Dylan Kwasniewski explains why the Pro Series East is important

Todd Warshaw

PENSACOLA, Fla. -- The NASCAR Pro Series East is set to debut in Pensacola, Fla. tomorrow night for the NAPA Auto Parts 150 at Five Flags Speedway.

If the name of that track sounds familiar, it should. The Florida half-mile is also the home of the prestigious Snowball Derby Super Late Model race which is held here the first weekend of December every year.

Saturday's race will actually mark the first time NASCAR has raced at Five Flags Speedway since the track's first event in 1953 -- a Grand National (now Sprint Cup) Series race won by Herb Thomas. Now NASCAR is back, hoping to establish a new tradition.

So it's a big deal.

The NAPA Auto Parts 150 was designed to be the perfect marriage between elite short track competition and the NASCAR ladder system. The Pro Series East (alongside its Western counterpart) is the highest regional development series in NASCAR just below the Camping World Truck Series. The drivers competing in Saturday's race are all chasing a lot more than a trophy - they are competing for a chance to impress their way to a National Touring Series opportunity.

For defending Pro Series West champion Dylan Kwasniewski, the Pro Series East is about proving that he's the best of his generation.

"The East Series is real important - even a little more important that the West," Kwasniewski said. "It's a top-level feeder series. Many of the drivers in the East are backed by Sprint Cup teams. Gibbs, Turner Ganassi and Hendtick - they are all reflected here. The East is a taste of what's to come and beating the competition here is a sign that you're ready to move up."

It also helps that several of the tracks in the East Series are also featured in the Nationwide and Sprint Cup Series. Kwasniewski won the East season-opening race at Bristol Motor Speedway and the tour will also make stops at Richmond, Dover and New Hampshire, making the East a sort of indoctrination into the highest level of NASCAR.

From a fan's perspective, the East Series is must-see TV (all races are broadcast via tape delay on SPEED) because the circuit is mostly comprised of short tracks, including locations the Cup Series previously visited like Bowman Gray Stadium, Myrtle Beach and Greenville-Pickens. It's the type of racing fans demand out of the Sprint Cup Series and a discipline Kwasniewski says is sorely under-utilized at the upper-levels of NASCAR.

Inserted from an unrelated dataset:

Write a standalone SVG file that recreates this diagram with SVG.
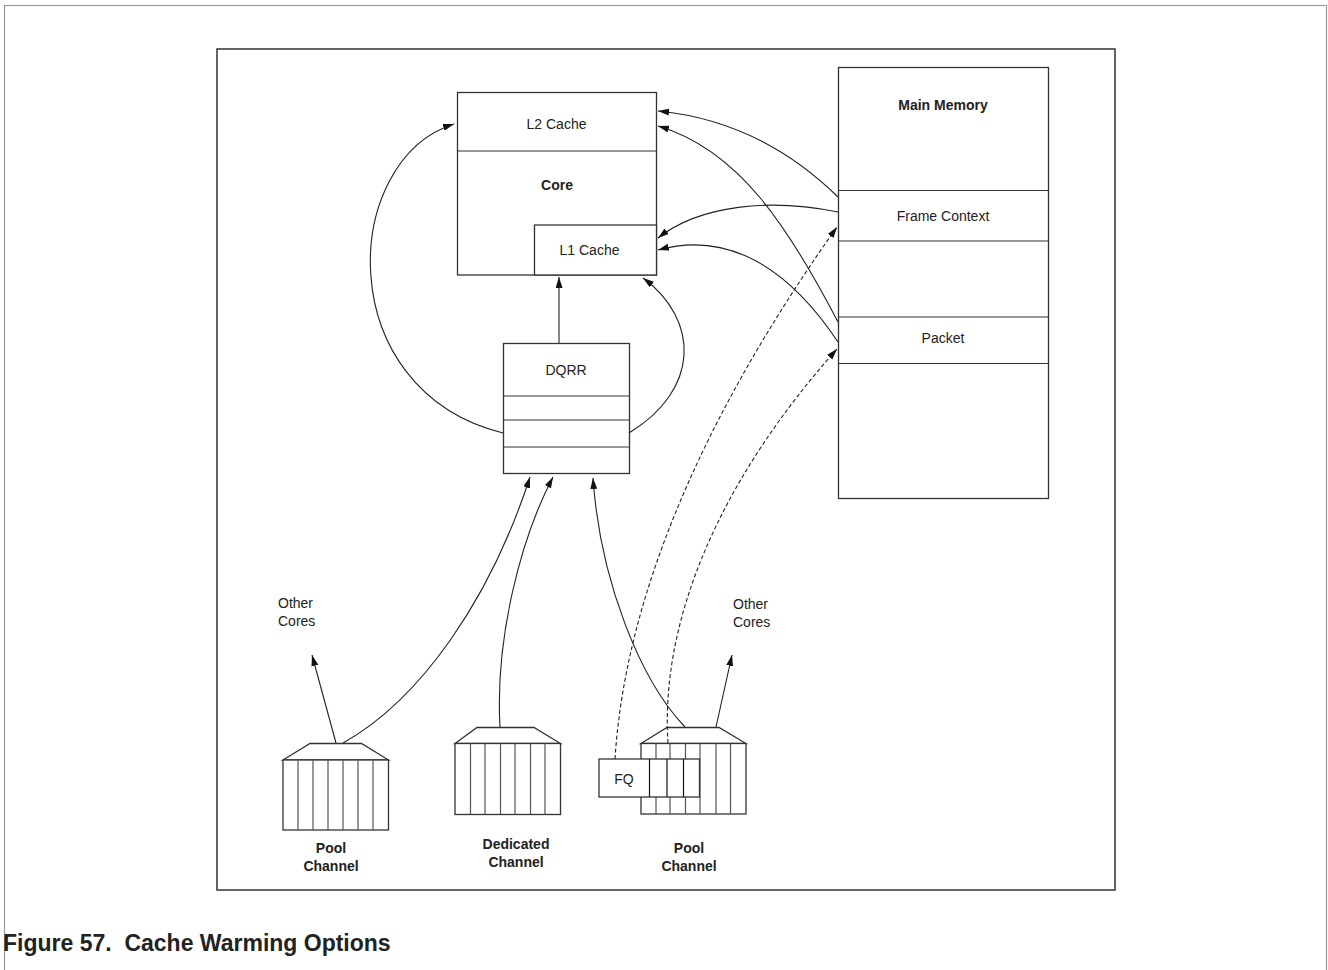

"This kind of racing is a blast," Kwasniewski said. "These tracks are bumpy and rough but pretty fast at the same time. I prefer short track racing over anything else I've done in my career and I hope to see it make a bit of a comeback over the next few years."

The NAPA Auto Parts 150 begins at 8:00 EST at Five Flags Speedway. NASCAR Home Tracks will provide Race Central Live race day coverage on their website throughout the day's festivities.